_Exercise materials:_
>> start

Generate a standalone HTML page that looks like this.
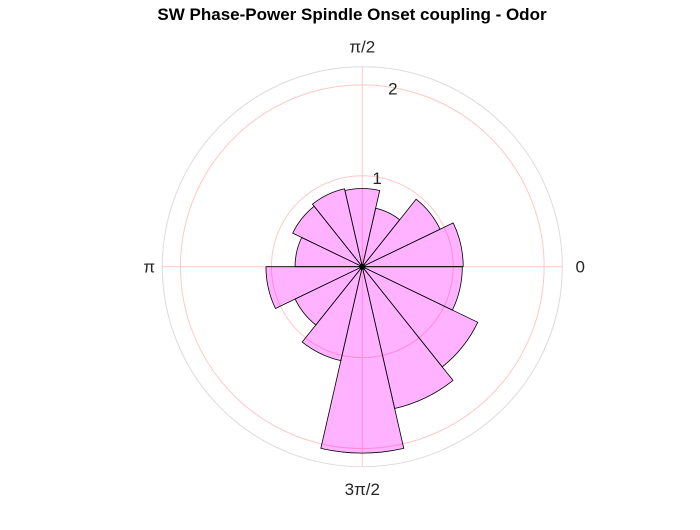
<!DOCTYPE html>
<html><head><meta charset="utf-8"><style>
body{margin:0;background:#fff;}
svg text{font-family:"Liberation Sans",Arial,sans-serif;}
</style></head><body>
<svg id="chart" width="700" height="525" viewBox="0 0 700 525" xmlns="http://www.w3.org/2000/svg">
<rect width="700" height="525" fill="#fff"/>
<text x="352" y="20" text-anchor="middle" font-size="17" font-weight="bold" fill="#000">SW Phase-Power Spindle Onset coupling - Odor</text>
<g id="grid"></g>
<g id="bars"></g>
<g id="labels"></g>
</svg>
<script>
const binValues = [1.11, 0.95, 0.66, 0.86, 0.88, 0.85, 0.74, 1.06, 0.82, 1.06, 2.05, 1.60, 1.41, 1.10];
const rTicks = [1, 2];
const rTickLabels = ["1", "2"];
const thetaTickLabels = ["0", "\u03c0/2", "\u03c0", "3\u03c0/2"];
const rMax = 2.2;

const cx = 362.3, cy = 266.7, R = 200;
const NS = "http://www.w3.org/2000/svg";
function rs(v){ return v / rMax * R; }
function pt(r, a){ return [cx + rs(r)*Math.cos(a), cy - rs(r)*Math.sin(a)]; }
function mk(tag, attrs, parent){ const e=document.createElementNS(NS,tag); for(const k in attrs) e.setAttribute(k, attrs[k]); parent.appendChild(e); return e; }

const grid = document.getElementById('grid');
const outer = mk('circle',{cx:cx,cy:cy,r:R,fill:'none',stroke:'#dcdcdc','stroke-width':1},grid);


rTicks.forEach((t,i)=>{
  const c = mk('circle',{cx:cx,cy:cy,r:rs(t),fill:'none',stroke:'#ffc8c8','stroke-width':1},grid);
  
  
});
for(let k=0;k<4;k++){
  const a=k*Math.PI/2; const p=pt(rMax,a);
  const l = mk('line',{x1:cx,y1:cy,x2:p[0],y2:p[1],stroke:'#ffc8c8','stroke-width':1},grid);
  
  
}

const bars = document.getElementById('bars');
const n = binValues.length, w = 2*Math.PI/n;
binValues.forEach((v,i)=>{
  const a0=i*w, a1=(i+1)*w;
  const p0=pt(v,a0), p1=pt(v,a1);
  const d=`M${cx},${cy} L${p0[0]},${p0[1]} A${rs(v)},${rs(v)} 0 0 0 ${p1[0]},${p1[1]} Z`;
  const b = mk('path',{d:d,fill:'#ff00ff','fill-opacity':0.3,stroke:'#000','stroke-width':0.8,'stroke-linejoin':'round'},bars);
  
  
});
const dot = mk('circle',{cx:cx,cy:cy,r:3,fill:'#000'},bars);



const labels = document.getElementById('labels');
rTicks.forEach((t,i)=>{
  const p=pt(t, 80*Math.PI/180);
  const tx = mk('text',{x:p[0]-1,y:p[1]+7,'font-size':17,fill:'#262626','text-anchor':'middle'},labels);
  tx.textContent = rTickLabels[i];
  
  
});
thetaTickLabels.forEach((s,k)=>{
  const a=k*Math.PI/2; const p=pt(rMax+0.2,a);
  let x=p[0], y=p[1]+6, anchor='middle';
  if(k===0){x+=-5; anchor='start';}
  if(k===2){x+=11; anchor='end';}
  if(k===1){y-=2;}
  if(k===3){y+=4;}
  const tx = mk('text',{x:x,y:y,'font-size':17,fill:'#262626','text-anchor':anchor},labels);
  tx.textContent = s;
  
  
});
</script>
</body></html>
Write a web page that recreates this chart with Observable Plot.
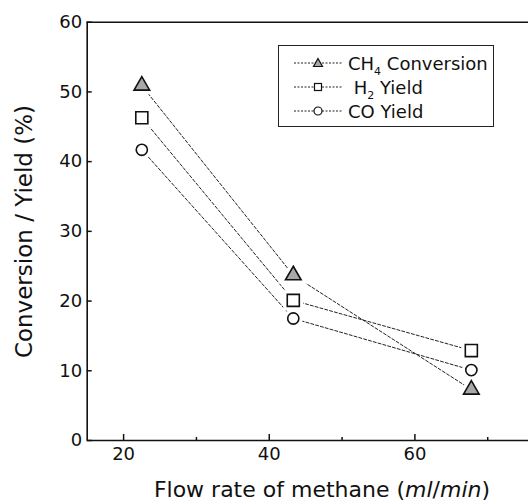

>> end

_Task:_ Each record should be quoted exactly, with the images omitted.

_Final answer:_
Generate a standalone HTML page that looks like this.
<!DOCTYPE html>
<html><head><meta charset="utf-8"><style>
body{margin:0;background:#fff;}
svg text{font-family:"Liberation Sans",Arial,sans-serif;}
</style></head><body>
<svg id="chart" width="700" height="525" viewBox="0 0 700 525" xmlns="http://www.w3.org/2000/svg">
<rect width="700" height="525" fill="#fff"/>
<text x="352" y="20" text-anchor="middle" font-size="17" font-weight="bold" fill="#000">SW Phase-Power Spindle Onset coupling - Odor</text>
<g id="grid"></g>
<g id="bars"></g>
<g id="labels"></g>
</svg>
<script>
const binValues = [1.11, 0.95, 0.66, 0.86, 0.88, 0.85, 0.74, 1.06, 0.82, 1.06, 2.05, 1.60, 1.41, 1.10];
const rTicks = [1, 2];
const rTickLabels = ["1", "2"];
const thetaTickLabels = ["0", "\u03c0/2", "\u03c0", "3\u03c0/2"];
const rMax = 2.2;

const cx = 362.3, cy = 266.7, R = 200;
const NS = "http://www.w3.org/2000/svg";
function rs(v){ return v / rMax * R; }
function pt(r, a){ return [cx + rs(r)*Math.cos(a), cy - rs(r)*Math.sin(a)]; }
function mk(tag, attrs, parent){ const e=document.createElementNS(NS,tag); for(const k in attrs) e.setAttribute(k, attrs[k]); parent.appendChild(e); return e; }

const grid = document.getElementById('grid');
const outer = mk('circle',{cx:cx,cy:cy,r:R,fill:'none',stroke:'#dcdcdc','stroke-width':1},grid);


rTicks.forEach((t,i)=>{
  const c = mk('circle',{cx:cx,cy:cy,r:rs(t),fill:'none',stroke:'#ffc8c8','stroke-width':1},grid);
  
  
});
for(let k=0;k<4;k++){
  const a=k*Math.PI/2; const p=pt(rMax,a);
  const l = mk('line',{x1:cx,y1:cy,x2:p[0],y2:p[1],stroke:'#ffc8c8','stroke-width':1},grid);
  
  
}

const bars = document.getElementById('bars');
const n = binValues.length, w = 2*Math.PI/n;
binValues.forEach((v,i)=>{
  const a0=i*w, a1=(i+1)*w;
  const p0=pt(v,a0), p1=pt(v,a1);
  const d=`M${cx},${cy} L${p0[0]},${p0[1]} A${rs(v)},${rs(v)} 0 0 0 ${p1[0]},${p1[1]} Z`;
  const b = mk('path',{d:d,fill:'#ff00ff','fill-opacity':0.3,stroke:'#000','stroke-width':0.8,'stroke-linejoin':'round'},bars);
  
  
});
const dot = mk('circle',{cx:cx,cy:cy,r:3,fill:'#000'},bars);



const labels = document.getElementById('labels');
rTicks.forEach((t,i)=>{
  const p=pt(t, 80*Math.PI/180);
  const tx = mk('text',{x:p[0]-1,y:p[1]+7,'font-size':17,fill:'#262626','text-anchor':'middle'},labels);
  tx.textContent = rTickLabels[i];
  
  
});
thetaTickLabels.forEach((s,k)=>{
  const a=k*Math.PI/2; const p=pt(rMax+0.2,a);
  let x=p[0], y=p[1]+6, anchor='middle';
  if(k===0){x+=-5; anchor='start';}
  if(k===2){x+=11; anchor='end';}
  if(k===1){y-=2;}
  if(k===3){y+=4;}
  const tx = mk('text',{x:x,y:y,'font-size':17,fill:'#262626','text-anchor':anchor},labels);
  tx.textContent = s;
  
  
});
</script>
</body></html>
Write a web page that recreates this chart with Observable Plot.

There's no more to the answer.